Advisers were nervous about entering office with a prayer attributed to a deeply revered saint. And according to the Margaret Thatcher Foundation, Mrs Thatcher also had her doubts, and asked him whether it would not be controversial.

On a surprise visit to Edgmond, Shropshire, in June 1989 she took a grandmotherly interest in youngsters and parents gathered in Shrewsbury Road

“Churchill spent half his life being controversial and much of what he said is remembered whether people agreed with it at the time or not,” he replied.

In front of the assembled photographers and journalists, she introduced it with: “And I would just like to remember some words of St Francis of Assisi which I think are really just particularly apt at the moment.”

Margaret Thatcher giving a speech shortly before her 1979 election victory.

As a precaution against fumbling such iconic lines, she discreetly held a little crib sheet in the palm of her left hand.

“Where there is discord, may we bring harmony. Where there is error, may we bring truth. Where there is doubt, may we bring faith. And where there is despair, may we bring hope,” she said.

Her friend and mentor Airey Neave was murdered just over a month before her election victory.

She finished her opening remarks by referencing her friend Airey Neave, the shadow Secretary of State for Northern Ireland who had been murdered by the Irish National Liberation Army in the car park of the House of Commons just over a month beforehand.

Neave was the person who had masterminded the campaign which had taken her to the leadership of the Conservative Party in 1975.

And her last words before going in to No. 10 paid tribute to her father, to whom she said she owed everything.

She told the assembled media scrum: “He brought me up to believe all the things that I do believe and they’re just the values on which I’ve fought the election. And it’s passionately interesting for me that the things that I learned in a small town, in a very modest home, are just the things that I believe have won the election.”

As it happened, that famous prayer by St Francis of Assisi was not by St Francis of Assisi at all.

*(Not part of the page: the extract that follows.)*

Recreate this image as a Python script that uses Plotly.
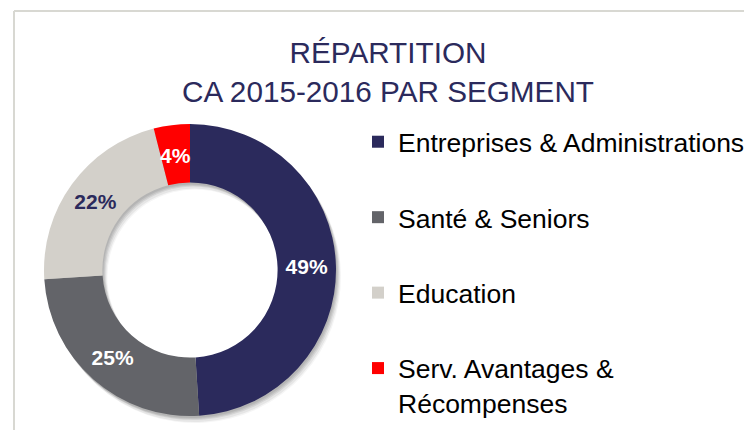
import math
import plotly.graph_objects as go

# Revenue split by segment, fiscal year 2015-2016 (in %)
segments = [
    "Entreprises & Administrations",
    "Santé & Seniors",
    "Education",
    "Serv. Avantages &<br>Récompenses",
]
shares = [49, 25, 22, 4]
colors = ["#2b2a5c", "#636469", "#d3d0ca", "#ff0000"]
label_colors = ["#ffffff", "#ffffff", "#2b2a5c", "#ffffff"]

W, H = 744, 430
FONT = "Liberation Sans, Arial, Helvetica, sans-serif"

# donut geometry in pixels
cx, cy, R, HOLE = 190, 270, 146, 0.6


def domain(dx=0, dy=0):
    return dict(
        x=[(cx - R + dx) / W, (cx + R + dx) / W],
        y=[(H - cy - R - dy) / H, (H - cy + R - dy) / H],
    )


fig = go.Figure()

# soft drop shadow: a few faint copies of the ring, offset down-right
for dx, dy, a in [(1, 2, 0.07), (2, 3, 0.08), (3, 4, 0.08), (4, 6, 0.06), (5, 7, 0.04)]:
    fig.add_trace(go.Pie(
        values=shares, labels=segments, hole=HOLE, sort=False,
        direction="clockwise", rotation=0, domain=domain(dx, dy),
        marker=dict(colors=[f"rgba(0,0,0,{a})"] * len(shares), line=dict(width=0)),
        textinfo="none", hoverinfo="skip", showlegend=False,
    ))

# the thin last slice gets its label placed at the slice's mid-radius below,
# since the automatic inside placement pushes it to the outer rim
positions = ["inside"] * (len(shares) - 1) + ["none"]

fig.add_trace(go.Pie(
    values=shares, labels=segments, hole=HOLE, sort=False,
    direction="clockwise", rotation=0, domain=domain(),
    marker=dict(colors=colors, line=dict(width=0)),
    texttemplate="%{value}%", textposition=positions,
    insidetextorientation="horizontal",
    textfont=dict(family=FONT, size=21, color=label_colors, weight="bold"),
    showlegend=False,
))

# label of the last slice, at the middle of its arc
total = sum(shares)
mid = (sum(shares[:-1]) + shares[-1] / 2) / total * 2 * math.pi
r_mid = R * (1 + HOLE) / 2
lx = cx + r_mid * math.sin(mid)
ly = cy - r_mid * math.cos(mid)
annotations = [dict(
    text=f"{shares[-1]}%", x=lx / W, y=1 - (ly + 1) / H,
    xref="paper", yref="paper", showarrow=False,
    xanchor="center", yanchor="middle",
    font=dict(family=FONT, size=21, color=label_colors[-1], weight="bold"),
)]

# legend entries, one group per segment so the spacing can be set
for name, col in zip(segments, colors):
    fig.add_trace(go.Scatter(
        x=[None], y=[None], mode="markers", name=name,
        legendgroup=name,
        marker=dict(symbol="square", size=14, color=col, line=dict(width=0)),
    ))

fig.update_layout(
    width=W, height=H,
    margin=dict(l=0, r=0, t=0, b=0, autoexpand=False),
    paper_bgcolor="white", plot_bgcolor="white",
    title=dict(
        text="RÉPARTITION<br>CA 2015-2016 PAR SEGMENT",
        x=388 / W, xanchor="center", xref="container",
        y=1 - 63 / H, yanchor="top", yref="container",
        font=dict(family=FONT, size=29.7, color="#2b2a5c"),
    ),
    annotations=annotations,
    uniformtext=dict(minsize=21, mode="show"),
    legend=dict(
        x=358 / W, xanchor="left", y=1 - 118 / H, yanchor="top",
        traceorder="grouped", tracegroupgap=38, valign="top",
        font=dict(family=FONT, size=26.5, color="#000000"),
        bgcolor="rgba(0,0,0,0)", borderwidth=0, itemsizing="constant",
    ),
    xaxis=dict(visible=False), yaxis=dict(visible=False),
    shapes=[
        dict(type="line", xref="paper", yref="paper",
             x0=14 / W, x1=1, y0=1 - 11 / H, y1=1 - 11 / H,
             line=dict(color="#d8d8d2", width=2)),
        dict(type="line", xref="paper", yref="paper",
             x0=14 / W, x1=14 / W, y0=0, y1=1 - 11 / H,
             line=dict(color="#d8d8d2", width=2)),
    ],
)

fig.write_html("out.html")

Again, according to the Margaret Thatcher Foundation, modern research has established beyond argument that the prayer was not his work.

When the general election dust had settled, Mrs Thatcher had emerged with an overall majority of 43. The Conservatives won 339 seats compared to Labour’s 269. The swing to the Conservatives of 5.2 per cent was the largest since 1945.

Winter of discontent

The lead-up to the election had famously included the “winter of discontent”, with multiple strikes in the public sector, but the issue which had triggered the calling of the poll was actually Scottish devolution.

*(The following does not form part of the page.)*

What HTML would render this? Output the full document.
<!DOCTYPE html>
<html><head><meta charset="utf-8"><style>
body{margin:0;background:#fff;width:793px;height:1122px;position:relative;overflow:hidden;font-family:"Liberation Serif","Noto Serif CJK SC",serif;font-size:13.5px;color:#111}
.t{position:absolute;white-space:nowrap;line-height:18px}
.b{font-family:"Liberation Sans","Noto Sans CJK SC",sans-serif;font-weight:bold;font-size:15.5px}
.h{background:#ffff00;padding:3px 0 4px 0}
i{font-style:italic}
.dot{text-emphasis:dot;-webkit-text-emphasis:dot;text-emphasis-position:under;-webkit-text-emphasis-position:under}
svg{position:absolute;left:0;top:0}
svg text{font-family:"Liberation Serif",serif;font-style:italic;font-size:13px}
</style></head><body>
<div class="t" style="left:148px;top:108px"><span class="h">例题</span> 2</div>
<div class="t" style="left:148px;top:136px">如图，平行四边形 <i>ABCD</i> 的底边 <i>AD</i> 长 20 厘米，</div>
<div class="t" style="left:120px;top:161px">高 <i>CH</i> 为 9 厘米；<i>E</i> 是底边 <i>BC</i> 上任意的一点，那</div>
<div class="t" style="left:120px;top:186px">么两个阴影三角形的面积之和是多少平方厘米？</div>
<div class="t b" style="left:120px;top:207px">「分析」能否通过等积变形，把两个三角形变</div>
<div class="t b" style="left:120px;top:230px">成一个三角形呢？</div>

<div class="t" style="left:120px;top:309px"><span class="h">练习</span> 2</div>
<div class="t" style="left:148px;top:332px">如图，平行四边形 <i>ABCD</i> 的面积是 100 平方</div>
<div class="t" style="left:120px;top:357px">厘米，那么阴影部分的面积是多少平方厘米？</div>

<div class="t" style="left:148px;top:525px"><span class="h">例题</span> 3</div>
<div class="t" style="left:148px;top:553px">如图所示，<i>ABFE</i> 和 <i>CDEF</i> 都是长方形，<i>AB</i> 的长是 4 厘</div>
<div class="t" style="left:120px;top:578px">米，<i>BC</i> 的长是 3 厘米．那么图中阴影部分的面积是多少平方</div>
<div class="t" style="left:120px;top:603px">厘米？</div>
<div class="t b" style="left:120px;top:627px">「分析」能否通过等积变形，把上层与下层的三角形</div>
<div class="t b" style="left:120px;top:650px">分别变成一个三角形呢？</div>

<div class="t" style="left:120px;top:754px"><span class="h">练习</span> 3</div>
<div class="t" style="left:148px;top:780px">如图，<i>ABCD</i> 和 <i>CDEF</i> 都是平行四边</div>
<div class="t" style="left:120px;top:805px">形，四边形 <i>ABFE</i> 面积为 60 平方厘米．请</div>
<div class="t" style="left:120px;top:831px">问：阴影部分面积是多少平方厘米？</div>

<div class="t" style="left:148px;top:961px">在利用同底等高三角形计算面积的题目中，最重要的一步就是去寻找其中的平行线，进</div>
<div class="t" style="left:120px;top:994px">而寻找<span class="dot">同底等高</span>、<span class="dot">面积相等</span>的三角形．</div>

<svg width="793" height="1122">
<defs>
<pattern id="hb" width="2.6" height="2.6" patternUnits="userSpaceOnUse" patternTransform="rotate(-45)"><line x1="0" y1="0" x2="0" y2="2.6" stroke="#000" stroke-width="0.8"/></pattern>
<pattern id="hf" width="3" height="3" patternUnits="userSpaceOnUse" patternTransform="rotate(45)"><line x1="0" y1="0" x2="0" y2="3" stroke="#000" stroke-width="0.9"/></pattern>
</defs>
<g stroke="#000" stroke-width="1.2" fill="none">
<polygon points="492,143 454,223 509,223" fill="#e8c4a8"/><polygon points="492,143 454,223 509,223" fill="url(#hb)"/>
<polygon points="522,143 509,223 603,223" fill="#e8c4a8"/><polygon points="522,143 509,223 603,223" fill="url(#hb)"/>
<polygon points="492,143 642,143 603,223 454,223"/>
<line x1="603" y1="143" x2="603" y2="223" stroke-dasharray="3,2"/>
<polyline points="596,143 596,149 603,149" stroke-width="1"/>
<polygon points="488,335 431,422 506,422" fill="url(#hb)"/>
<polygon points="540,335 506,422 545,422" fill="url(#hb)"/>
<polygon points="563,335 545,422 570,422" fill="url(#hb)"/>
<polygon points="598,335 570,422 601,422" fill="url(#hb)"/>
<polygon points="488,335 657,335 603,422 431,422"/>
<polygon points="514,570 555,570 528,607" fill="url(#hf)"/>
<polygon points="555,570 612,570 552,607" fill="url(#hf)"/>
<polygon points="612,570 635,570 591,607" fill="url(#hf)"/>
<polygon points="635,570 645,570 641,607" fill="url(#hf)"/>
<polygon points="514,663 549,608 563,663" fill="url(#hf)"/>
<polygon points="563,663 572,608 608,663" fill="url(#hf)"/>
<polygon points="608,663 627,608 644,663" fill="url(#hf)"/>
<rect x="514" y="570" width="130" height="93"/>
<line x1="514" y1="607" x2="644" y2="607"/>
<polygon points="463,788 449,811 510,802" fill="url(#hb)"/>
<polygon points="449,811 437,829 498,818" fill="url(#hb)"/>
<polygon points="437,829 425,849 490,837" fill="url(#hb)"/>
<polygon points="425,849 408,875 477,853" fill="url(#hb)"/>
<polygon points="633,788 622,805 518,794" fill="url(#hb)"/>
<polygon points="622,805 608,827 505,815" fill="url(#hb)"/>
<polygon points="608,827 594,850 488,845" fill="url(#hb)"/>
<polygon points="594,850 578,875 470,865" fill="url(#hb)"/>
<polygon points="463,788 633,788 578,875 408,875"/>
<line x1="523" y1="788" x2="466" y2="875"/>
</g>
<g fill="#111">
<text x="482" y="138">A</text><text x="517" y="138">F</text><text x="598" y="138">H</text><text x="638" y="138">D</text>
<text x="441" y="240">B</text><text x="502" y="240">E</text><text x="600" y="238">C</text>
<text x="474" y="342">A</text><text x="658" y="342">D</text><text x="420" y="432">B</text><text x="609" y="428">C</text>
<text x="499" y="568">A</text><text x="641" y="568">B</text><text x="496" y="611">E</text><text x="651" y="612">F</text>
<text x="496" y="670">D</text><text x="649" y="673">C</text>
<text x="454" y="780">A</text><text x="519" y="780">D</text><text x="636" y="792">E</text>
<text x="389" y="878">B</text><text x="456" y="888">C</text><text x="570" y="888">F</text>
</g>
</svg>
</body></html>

Jim Callaghan’s minority Labour government was being propped up thanks to Scottish National Party support. But the parties fell out over the devolution issue, and so when Margaret Thatcher brought a motion of no confidence in the government, the SNP voted with the Tories.

The no confidence motion was carried by a single vote, leaving “Sunny Jim” with no option but to go to the country.

That dramatic night at Westminster of March 28, 1979, has led to an enduring accusation that it was the SNP which opened the door to Mrs Thatcher to take power. The general election was a disaster for the SNP, which lost nine of its 11 seats.

Mrs Thatcher went on to be the first leader to win three consecutive terms and the longest-serving Prime Minister of the 20th century.

She became the model for a new breed of politician – the “conviction politician” – who defied the previous political consensuses through radical Conservative policies which included bashing the unions, economic policy based on monetary control, lowering income taxes, selling council houses, promoting share ownership among ordinary members of the public, and getting rid of the rates and introducing what she called the community charge – and everybody else called the poll tax.

It was the latter which ultimately proved her undoing. She resigned in 1990 leaving a transformed British political, social, and economic landscape – and a controversial legacy.